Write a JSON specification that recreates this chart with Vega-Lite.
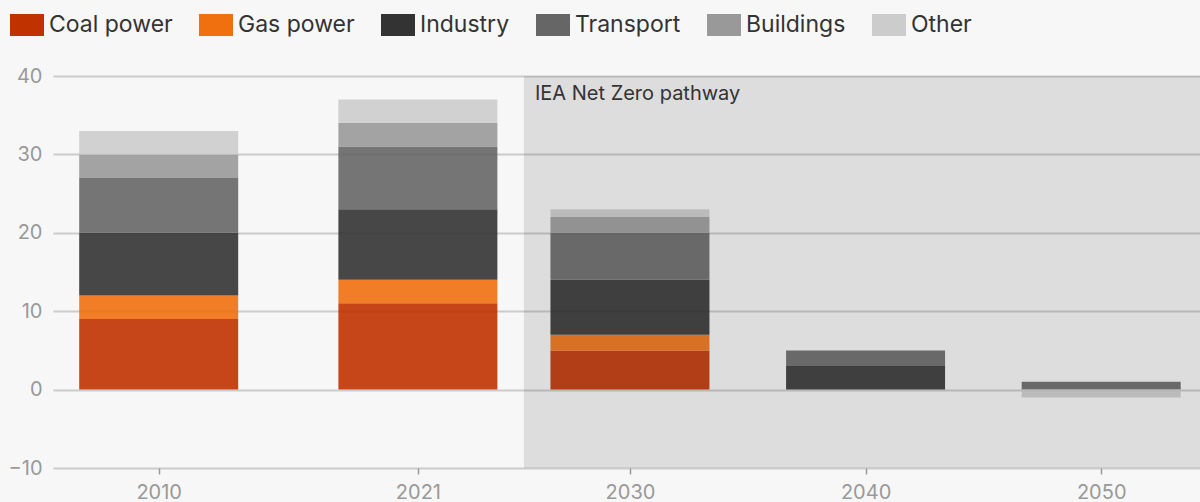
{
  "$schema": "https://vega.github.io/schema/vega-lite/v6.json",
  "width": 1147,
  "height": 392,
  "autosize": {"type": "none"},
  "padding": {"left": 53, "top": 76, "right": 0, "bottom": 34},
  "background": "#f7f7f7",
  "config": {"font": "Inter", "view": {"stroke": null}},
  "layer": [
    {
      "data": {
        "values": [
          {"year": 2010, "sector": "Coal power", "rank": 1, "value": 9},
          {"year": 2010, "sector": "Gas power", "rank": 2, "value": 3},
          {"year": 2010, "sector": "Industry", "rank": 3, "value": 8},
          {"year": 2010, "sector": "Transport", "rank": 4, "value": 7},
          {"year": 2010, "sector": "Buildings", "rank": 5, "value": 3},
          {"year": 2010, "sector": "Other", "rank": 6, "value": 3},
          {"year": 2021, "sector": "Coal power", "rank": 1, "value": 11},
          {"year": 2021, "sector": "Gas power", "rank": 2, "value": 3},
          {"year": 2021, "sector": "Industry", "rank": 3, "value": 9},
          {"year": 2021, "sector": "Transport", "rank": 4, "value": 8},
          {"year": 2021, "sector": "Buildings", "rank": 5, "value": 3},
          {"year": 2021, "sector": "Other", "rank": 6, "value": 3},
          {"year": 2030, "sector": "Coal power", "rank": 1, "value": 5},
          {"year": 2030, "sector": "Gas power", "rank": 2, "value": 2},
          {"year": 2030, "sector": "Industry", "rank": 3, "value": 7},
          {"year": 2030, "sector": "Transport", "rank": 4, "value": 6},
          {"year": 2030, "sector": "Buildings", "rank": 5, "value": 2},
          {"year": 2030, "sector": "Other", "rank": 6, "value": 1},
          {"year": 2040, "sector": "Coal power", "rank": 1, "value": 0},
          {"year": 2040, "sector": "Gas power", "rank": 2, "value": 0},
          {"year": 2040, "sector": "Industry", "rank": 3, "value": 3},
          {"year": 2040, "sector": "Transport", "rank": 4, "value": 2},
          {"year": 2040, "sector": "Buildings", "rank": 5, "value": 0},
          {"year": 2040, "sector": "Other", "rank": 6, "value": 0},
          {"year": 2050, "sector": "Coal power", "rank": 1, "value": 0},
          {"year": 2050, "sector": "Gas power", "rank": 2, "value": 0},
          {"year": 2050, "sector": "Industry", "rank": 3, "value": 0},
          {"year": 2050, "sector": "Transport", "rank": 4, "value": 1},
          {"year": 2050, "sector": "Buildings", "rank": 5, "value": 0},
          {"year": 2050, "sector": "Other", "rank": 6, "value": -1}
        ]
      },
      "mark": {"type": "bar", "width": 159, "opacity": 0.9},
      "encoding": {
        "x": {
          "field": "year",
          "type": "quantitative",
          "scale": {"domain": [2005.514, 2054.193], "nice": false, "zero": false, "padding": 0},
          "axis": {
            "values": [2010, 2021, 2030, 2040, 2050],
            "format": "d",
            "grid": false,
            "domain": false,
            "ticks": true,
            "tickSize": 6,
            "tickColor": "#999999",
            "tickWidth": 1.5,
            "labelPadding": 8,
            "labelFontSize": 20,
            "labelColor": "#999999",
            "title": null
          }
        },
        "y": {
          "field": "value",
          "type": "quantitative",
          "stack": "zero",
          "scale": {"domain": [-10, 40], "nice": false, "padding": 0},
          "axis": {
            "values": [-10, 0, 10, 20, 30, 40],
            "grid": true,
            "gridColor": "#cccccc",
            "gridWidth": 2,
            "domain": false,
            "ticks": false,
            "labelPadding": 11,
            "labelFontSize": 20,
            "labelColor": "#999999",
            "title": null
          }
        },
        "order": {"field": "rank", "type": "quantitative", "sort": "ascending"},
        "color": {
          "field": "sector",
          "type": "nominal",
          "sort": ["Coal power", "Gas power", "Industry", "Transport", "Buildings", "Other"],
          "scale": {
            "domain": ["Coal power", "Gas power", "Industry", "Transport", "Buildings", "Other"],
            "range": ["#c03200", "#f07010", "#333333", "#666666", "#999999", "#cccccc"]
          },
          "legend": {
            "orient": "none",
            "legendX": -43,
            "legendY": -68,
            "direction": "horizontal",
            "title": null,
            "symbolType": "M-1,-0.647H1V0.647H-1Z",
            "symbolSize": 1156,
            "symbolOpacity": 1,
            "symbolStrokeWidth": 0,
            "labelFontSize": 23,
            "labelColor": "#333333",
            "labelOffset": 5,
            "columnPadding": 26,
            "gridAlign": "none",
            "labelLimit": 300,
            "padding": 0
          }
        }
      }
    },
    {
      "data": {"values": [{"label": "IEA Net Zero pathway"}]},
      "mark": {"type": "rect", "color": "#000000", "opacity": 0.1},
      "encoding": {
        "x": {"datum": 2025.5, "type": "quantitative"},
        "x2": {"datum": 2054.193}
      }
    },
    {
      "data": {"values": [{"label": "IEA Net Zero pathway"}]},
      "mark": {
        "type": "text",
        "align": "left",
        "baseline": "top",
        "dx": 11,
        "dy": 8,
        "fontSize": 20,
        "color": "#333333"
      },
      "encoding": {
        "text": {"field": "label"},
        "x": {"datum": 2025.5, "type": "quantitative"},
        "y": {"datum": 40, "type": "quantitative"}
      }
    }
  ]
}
# # # # # # #
◆ Goal
All of the data needs repeating exactly, but the pictures do not.

◆ Solution to this exercise
Write a JSON specification that recreates this chart with Vega-Lite.
{
  "$schema": "https://vega.github.io/schema/vega-lite/v6.json",
  "width": 1147,
  "height": 392,
  "autosize": {"type": "none"},
  "padding": {"left": 53, "top": 76, "right": 0, "bottom": 34},
  "background": "#f7f7f7",
  "config": {"font": "Inter", "view": {"stroke": null}},
  "layer": [
    {
      "data": {
        "values": [
          {"year": 2010, "sector": "Coal power", "rank": 1, "value": 9},
          {"year": 2010, "sector": "Gas power", "rank": 2, "value": 3},
          {"year": 2010, "sector": "Industry", "rank": 3, "value": 8},
          {"year": 2010, "sector": "Transport", "rank": 4, "value": 7},
          {"year": 2010, "sector": "Buildings", "rank": 5, "value": 3},
          {"year": 2010, "sector": "Other", "rank": 6, "value": 3},
          {"year": 2021, "sector": "Coal power", "rank": 1, "value": 11},
          {"year": 2021, "sector": "Gas power", "rank": 2, "value": 3},
          {"year": 2021, "sector": "Industry", "rank": 3, "value": 9},
          {"year": 2021, "sector": "Transport", "rank": 4, "value": 8},
          {"year": 2021, "sector": "Buildings", "rank": 5, "value": 3},
          {"year": 2021, "sector": "Other", "rank": 6, "value": 3},
          {"year": 2030, "sector": "Coal power", "rank": 1, "value": 5},
          {"year": 2030, "sector": "Gas power", "rank": 2, "value": 2},
          {"year": 2030, "sector": "Industry", "rank": 3, "value": 7},
          {"year": 2030, "sector": "Transport", "rank": 4, "value": 6},
          {"year": 2030, "sector": "Buildings", "rank": 5, "value": 2},
          {"year": 2030, "sector": "Other", "rank": 6, "value": 1},
          {"year": 2040, "sector": "Coal power", "rank": 1, "value": 0},
          {"year": 2040, "sector": "Gas power", "rank": 2, "value": 0},
          {"year": 2040, "sector": "Industry", "rank": 3, "value": 3},
          {"year": 2040, "sector": "Transport", "rank": 4, "value": 2},
          {"year": 2040, "sector": "Buildings", "rank": 5, "value": 0},
          {"year": 2040, "sector": "Other", "rank": 6, "value": 0},
          {"year": 2050, "sector": "Coal power", "rank": 1, "value": 0},
          {"year": 2050, "sector": "Gas power", "rank": 2, "value": 0},
          {"year": 2050, "sector": "Industry", "rank": 3, "value": 0},
          {"year": 2050, "sector": "Transport", "rank": 4, "value": 1},
          {"year": 2050, "sector": "Buildings", "rank": 5, "value": 0},
          {"year": 2050, "sector": "Other", "rank": 6, "value": -1}
        ]
      },
      "mark": {"type": "bar", "width": 159, "opacity": 0.9},
      "encoding": {
        "x": {
          "field": "year",
          "type": "quantitative",
          "scale": {"domain": [2005.514, 2054.193], "nice": false, "zero": false, "padding": 0},
          "axis": {
            "values": [2010, 2021, 2030, 2040, 2050],
            "format": "d",
            "grid": false,
            "domain": false,
            "ticks": true,
            "tickSize": 6,
            "tickColor": "#999999",
            "tickWidth": 1.5,
            "labelPadding": 8,
            "labelFontSize": 20,
            "labelColor": "#999999",
            "title": null
          }
        },
        "y": {
          "field": "value",
          "type": "quantitative",
          "stack": "zero",
          "scale": {"domain": [-10, 40], "nice": false, "padding": 0},
          "axis": {
            "values": [-10, 0, 10, 20, 30, 40],
            "grid": true,
            "gridColor": "#cccccc",
            "gridWidth": 2,
            "domain": false,
            "ticks": false,
            "labelPadding": 11,
            "labelFontSize": 20,
            "labelColor": "#999999",
            "title": null
          }
        },
        "order": {"field": "rank", "type": "quantitative", "sort": "ascending"},
        "color": {
          "field": "sector",
          "type": "nominal",
          "sort": ["Coal power", "Gas power", "Industry", "Transport", "Buildings", "Other"],
          "scale": {
            "domain": ["Coal power", "Gas power", "Industry", "Transport", "Buildings", "Other"],
            "range": ["#c03200", "#f07010", "#333333", "#666666", "#999999", "#cccccc"]
          },
          "legend": {
            "orient": "none",
            "legendX": -43,
            "legendY": -68,
            "direction": "horizontal",
            "title": null,
            "symbolType": "M-1,-0.647H1V0.647H-1Z",
            "symbolSize": 1156,
            "symbolOpacity": 1,
            "symbolStrokeWidth": 0,
            "labelFontSize": 23,
            "labelColor": "#333333",
            "labelOffset": 5,
            "columnPadding": 26,
            "gridAlign": "none",
            "labelLimit": 300,
            "padding": 0
          }
        }
      }
    },
    {
      "data": {"values": [{"label": "IEA Net Zero pathway"}]},
      "mark": {"type": "rect", "color": "#000000", "opacity": 0.1},
      "encoding": {
        "x": {"datum": 2025.5, "type": "quantitative"},
        "x2": {"datum": 2054.193}
      }
    },
    {
      "data": {"values": [{"label": "IEA Net Zero pathway"}]},
      "mark": {
        "type": "text",
        "align": "left",
        "baseline": "top",
        "dx": 11,
        "dy": 8,
        "fontSize": 20,
        "color": "#333333"
      },
      "encoding": {
        "text": {"field": "label"},
        "x": {"datum": 2025.5, "type": "quantitative"},
        "y": {"datum": 40, "type": "quantitative"}
      }
    }
  ]
}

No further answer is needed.